I went off to one of my favourite chilling-out zones: Avebury. This is about 17 miles further north, and is somewhat larger and older site. It is also much more complex, with long avenues, banks and ditches, and a large conical man-made mound at Silbury Hill. Bizarrely enough, it also has a small, traditional and slightly quirky English rural village smack bang in the middle of it. Having my new English Heritage membership card saved me £2 at the car park, and I wandered into the village, snapping merrily as I went.

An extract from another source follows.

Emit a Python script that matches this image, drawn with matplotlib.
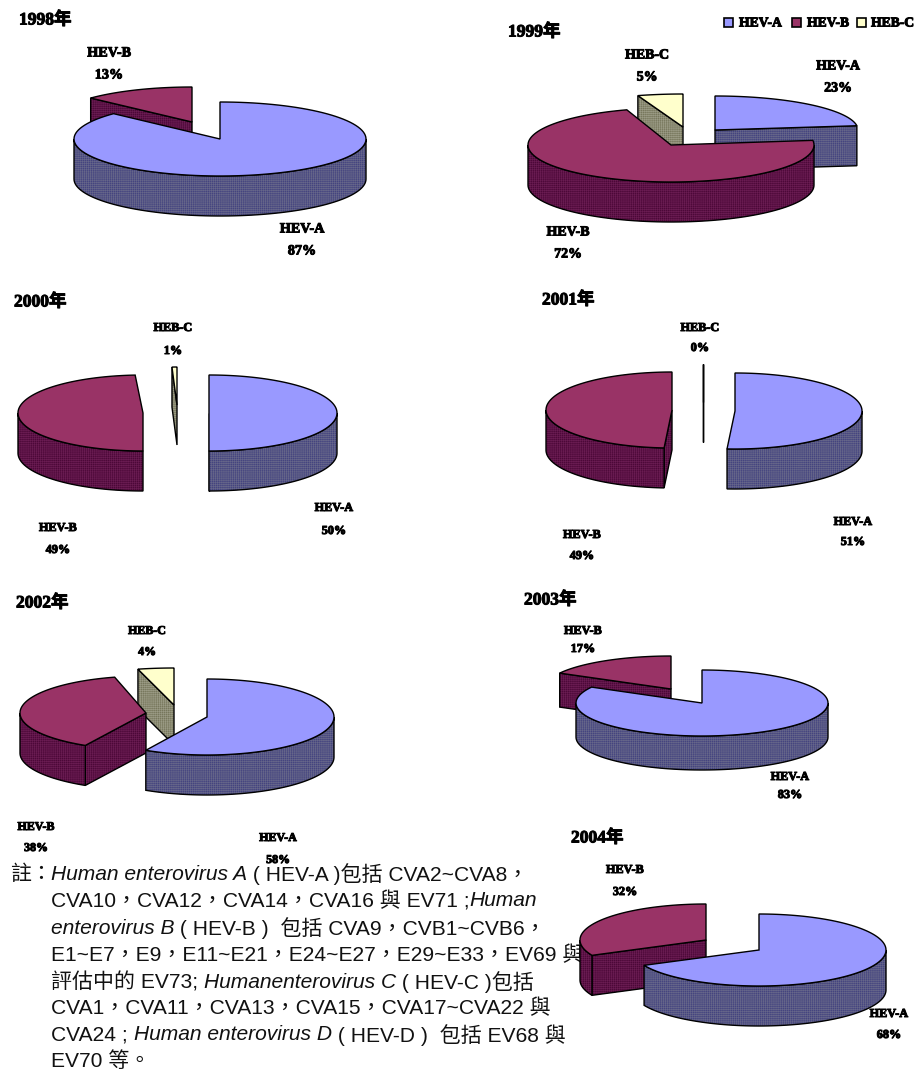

I hesitate somewhat to publicise Avebury, as it is subject to the same erosive pressures on the chalk of the ditch and bank as Stonehenge does. Yet whereas Stonehenge needed a long lens to reach the stones, at Avebury, it is possible to walk around, touch, and see out from within. In one stone it is even possible to sit down, as a cleft has been worn into one side. Some years ago, I found a poem, enclosed in a Zip-Loc bag, sticking from a small crack in this particular stone. What's more, there was no security presence, no turnstiles, but a welcoming museum and tea-shop in a timber-framed barn. Wonder of wonders, there is also a pub, right in the centre of the Henge.
Herein lies a quandary. Avebury is an open secret. It's miles better than Stonehenge to see. It's bigger. better and has draught real ale. Here yokels, bikers, hippies, wiccans co-exist and wonder at the place. In spring and summer, sheep are grazed within the henge. It's open to anyone, and everyone who visits loves it. I dare say that, if the locals decided to set up Wicker men, or dance starkers around the stones on a warm summer's night, no-one would bat an eyelid. As for anyone planning to dance starkers ("I believe the phrase is 'sky-clad' M'lud") around the stones at this time of year, good luck to you, it's been a cold week, and you'll need to sit down at the pub afterwards for a good dollop of mulled wine or hot cocoa. And to be honest, it's the kind of place where the local witches and the Women's Institute will probably collaborate to organise it, if they're not already synonymous.
So, culture for everyone, but maybe not for coach parties. The Kinks are the Village Green Preservation Society.